Rotating parallel dipole line Hall system

The core technology in this work is based on recently developed rotating parallel dipole line (PDL) magnets that serve as a highly sensitive AC field Hall system. “This system is very critical for high-sensitivity photo-Hall measurements on low mobility polycrystalline materials, for example,” explains Gunawan. “The system also has an emerging application (and is the subject of ongoing research at IBM) for developing AI hardware devices in which the key materials are no longer silicon.”

The team, which also includes researchers from KAIST (Korea Advanced Institute of Science and Technology), KRICT (Korea Research Institute of Chemical Technology) and Duke University, says it now wants to apply its technique to a broader variety of materials, including emerging photovoltaics and materials for AI hardware devices.

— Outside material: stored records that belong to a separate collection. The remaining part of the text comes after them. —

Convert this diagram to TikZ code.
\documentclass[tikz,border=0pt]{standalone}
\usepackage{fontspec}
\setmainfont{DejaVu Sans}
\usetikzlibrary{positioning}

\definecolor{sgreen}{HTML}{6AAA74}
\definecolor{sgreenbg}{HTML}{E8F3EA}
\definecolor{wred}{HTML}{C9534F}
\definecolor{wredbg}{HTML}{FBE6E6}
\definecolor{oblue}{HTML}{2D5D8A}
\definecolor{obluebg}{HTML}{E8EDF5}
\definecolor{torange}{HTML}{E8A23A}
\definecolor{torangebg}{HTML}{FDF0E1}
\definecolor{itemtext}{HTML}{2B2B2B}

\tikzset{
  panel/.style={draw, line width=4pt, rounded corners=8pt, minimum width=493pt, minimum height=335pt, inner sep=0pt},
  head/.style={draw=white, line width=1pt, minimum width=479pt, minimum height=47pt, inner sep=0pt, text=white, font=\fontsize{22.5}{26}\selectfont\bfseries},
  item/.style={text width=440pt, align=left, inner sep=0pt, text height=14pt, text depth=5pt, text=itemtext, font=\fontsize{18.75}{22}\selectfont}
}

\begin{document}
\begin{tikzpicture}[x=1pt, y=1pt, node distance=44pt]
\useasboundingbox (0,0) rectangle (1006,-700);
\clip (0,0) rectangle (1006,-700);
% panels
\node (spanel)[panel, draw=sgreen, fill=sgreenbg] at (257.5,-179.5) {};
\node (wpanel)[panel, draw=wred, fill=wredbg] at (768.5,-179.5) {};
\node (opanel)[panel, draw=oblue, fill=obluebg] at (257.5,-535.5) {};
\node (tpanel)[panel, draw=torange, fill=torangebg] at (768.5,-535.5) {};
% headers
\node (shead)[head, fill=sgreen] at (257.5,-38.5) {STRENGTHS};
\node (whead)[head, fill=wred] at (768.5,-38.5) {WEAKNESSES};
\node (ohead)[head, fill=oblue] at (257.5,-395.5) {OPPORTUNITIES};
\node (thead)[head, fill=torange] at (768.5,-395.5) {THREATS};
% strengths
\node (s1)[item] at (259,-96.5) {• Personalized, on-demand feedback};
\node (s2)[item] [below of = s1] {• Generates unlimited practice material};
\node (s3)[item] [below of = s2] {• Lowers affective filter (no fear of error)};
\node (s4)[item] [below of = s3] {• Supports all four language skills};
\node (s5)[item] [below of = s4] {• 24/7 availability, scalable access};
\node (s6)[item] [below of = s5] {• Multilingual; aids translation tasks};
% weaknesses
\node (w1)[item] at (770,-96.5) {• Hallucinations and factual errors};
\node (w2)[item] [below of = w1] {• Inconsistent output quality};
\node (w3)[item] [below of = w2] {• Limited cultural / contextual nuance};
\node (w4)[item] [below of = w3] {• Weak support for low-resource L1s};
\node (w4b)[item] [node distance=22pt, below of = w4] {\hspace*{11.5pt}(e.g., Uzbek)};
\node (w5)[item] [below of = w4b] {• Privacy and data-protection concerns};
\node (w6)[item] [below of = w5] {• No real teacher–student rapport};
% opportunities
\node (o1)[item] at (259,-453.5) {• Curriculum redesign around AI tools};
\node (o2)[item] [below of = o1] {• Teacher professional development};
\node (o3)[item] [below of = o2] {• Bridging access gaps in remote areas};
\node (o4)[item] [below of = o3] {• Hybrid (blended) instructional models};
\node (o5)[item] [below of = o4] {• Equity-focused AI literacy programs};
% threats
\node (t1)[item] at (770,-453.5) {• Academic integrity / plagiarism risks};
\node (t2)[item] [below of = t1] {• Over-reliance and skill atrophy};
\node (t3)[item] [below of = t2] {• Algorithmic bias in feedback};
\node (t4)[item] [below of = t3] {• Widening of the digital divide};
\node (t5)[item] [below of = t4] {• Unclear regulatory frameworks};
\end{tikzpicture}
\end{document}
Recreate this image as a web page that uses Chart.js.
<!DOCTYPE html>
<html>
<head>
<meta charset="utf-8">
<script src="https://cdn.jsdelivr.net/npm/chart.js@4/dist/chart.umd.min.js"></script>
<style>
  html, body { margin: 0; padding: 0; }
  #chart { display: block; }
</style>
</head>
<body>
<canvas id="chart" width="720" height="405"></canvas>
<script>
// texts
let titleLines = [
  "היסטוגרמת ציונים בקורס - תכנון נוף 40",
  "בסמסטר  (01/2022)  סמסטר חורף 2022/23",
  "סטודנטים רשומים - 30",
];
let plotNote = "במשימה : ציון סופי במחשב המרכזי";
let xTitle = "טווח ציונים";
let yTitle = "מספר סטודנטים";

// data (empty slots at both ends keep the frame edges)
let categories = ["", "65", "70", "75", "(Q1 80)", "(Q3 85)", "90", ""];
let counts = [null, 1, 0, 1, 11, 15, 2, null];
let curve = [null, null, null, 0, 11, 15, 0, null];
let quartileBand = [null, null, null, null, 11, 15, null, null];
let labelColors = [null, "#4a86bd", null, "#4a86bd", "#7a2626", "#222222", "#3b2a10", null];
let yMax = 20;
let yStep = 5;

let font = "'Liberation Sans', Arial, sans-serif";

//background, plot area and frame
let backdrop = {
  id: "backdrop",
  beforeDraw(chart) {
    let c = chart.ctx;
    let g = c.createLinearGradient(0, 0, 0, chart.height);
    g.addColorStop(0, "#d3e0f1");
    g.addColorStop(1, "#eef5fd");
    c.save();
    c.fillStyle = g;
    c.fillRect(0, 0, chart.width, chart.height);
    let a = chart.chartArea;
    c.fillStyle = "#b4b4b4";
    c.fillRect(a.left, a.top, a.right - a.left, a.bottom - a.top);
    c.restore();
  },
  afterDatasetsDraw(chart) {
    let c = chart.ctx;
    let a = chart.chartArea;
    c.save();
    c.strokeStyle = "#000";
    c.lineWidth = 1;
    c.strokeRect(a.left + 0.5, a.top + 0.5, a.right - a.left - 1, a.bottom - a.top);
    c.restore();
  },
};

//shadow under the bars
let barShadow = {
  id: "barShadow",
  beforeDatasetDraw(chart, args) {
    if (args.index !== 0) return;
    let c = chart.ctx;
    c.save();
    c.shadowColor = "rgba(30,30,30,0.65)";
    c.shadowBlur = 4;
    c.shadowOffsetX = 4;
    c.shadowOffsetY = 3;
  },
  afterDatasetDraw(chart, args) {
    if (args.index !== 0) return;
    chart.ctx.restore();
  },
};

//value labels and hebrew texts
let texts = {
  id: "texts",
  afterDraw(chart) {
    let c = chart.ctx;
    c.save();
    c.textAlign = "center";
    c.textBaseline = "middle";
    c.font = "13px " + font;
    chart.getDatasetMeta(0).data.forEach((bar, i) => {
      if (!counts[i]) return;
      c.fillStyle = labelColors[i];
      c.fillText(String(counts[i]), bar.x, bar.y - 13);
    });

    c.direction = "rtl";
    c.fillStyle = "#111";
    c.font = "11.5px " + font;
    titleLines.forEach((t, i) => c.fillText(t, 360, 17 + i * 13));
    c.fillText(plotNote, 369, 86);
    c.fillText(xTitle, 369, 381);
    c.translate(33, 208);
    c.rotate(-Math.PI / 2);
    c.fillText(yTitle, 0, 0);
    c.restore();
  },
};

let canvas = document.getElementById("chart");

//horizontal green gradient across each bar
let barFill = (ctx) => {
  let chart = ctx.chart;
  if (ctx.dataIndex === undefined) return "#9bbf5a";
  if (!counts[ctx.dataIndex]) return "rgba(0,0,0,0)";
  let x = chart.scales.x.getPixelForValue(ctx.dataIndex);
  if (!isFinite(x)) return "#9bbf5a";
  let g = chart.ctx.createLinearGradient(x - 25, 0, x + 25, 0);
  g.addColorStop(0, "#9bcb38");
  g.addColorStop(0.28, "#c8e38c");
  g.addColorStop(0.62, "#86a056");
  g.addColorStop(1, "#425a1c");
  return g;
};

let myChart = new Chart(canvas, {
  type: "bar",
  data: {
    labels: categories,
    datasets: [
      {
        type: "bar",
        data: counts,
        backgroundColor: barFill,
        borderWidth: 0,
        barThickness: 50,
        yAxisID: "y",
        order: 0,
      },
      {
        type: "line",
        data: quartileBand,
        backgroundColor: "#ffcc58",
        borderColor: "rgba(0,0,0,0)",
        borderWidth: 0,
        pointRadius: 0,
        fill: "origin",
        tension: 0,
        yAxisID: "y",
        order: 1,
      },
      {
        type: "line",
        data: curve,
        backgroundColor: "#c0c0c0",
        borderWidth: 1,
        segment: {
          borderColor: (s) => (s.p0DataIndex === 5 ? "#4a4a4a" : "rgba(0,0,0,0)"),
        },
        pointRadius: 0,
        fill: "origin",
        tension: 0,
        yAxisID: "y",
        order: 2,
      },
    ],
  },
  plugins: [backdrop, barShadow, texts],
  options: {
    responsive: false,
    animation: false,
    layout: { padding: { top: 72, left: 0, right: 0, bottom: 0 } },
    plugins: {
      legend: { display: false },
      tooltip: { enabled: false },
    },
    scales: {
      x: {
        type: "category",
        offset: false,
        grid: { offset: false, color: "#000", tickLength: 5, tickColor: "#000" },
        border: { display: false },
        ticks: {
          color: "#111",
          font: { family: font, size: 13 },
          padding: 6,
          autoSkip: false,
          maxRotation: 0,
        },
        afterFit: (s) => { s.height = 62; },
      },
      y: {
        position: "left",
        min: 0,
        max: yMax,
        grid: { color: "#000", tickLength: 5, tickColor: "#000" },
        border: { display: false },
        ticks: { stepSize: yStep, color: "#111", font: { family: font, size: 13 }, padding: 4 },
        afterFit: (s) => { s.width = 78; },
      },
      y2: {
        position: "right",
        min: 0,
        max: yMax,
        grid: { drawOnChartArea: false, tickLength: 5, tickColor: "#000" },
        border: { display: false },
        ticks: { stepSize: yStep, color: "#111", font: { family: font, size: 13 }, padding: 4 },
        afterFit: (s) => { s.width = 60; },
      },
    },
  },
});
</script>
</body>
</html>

“We also want to find out more, for example, on what happens if the mobility of the charge carriers in a material is not constant, as we initially assume. There could also be many more non-ideal cases that we could investigate.

“Another equally important topic is to understand the limitations of CRPH. Indeed, it may not work in metallic materials, which require extremely strong laser illumination that could melt them. There could also be other limitations that we need to identify.”

Full details of the research are reported in Nature 10.1038/s41586-019-1632-2.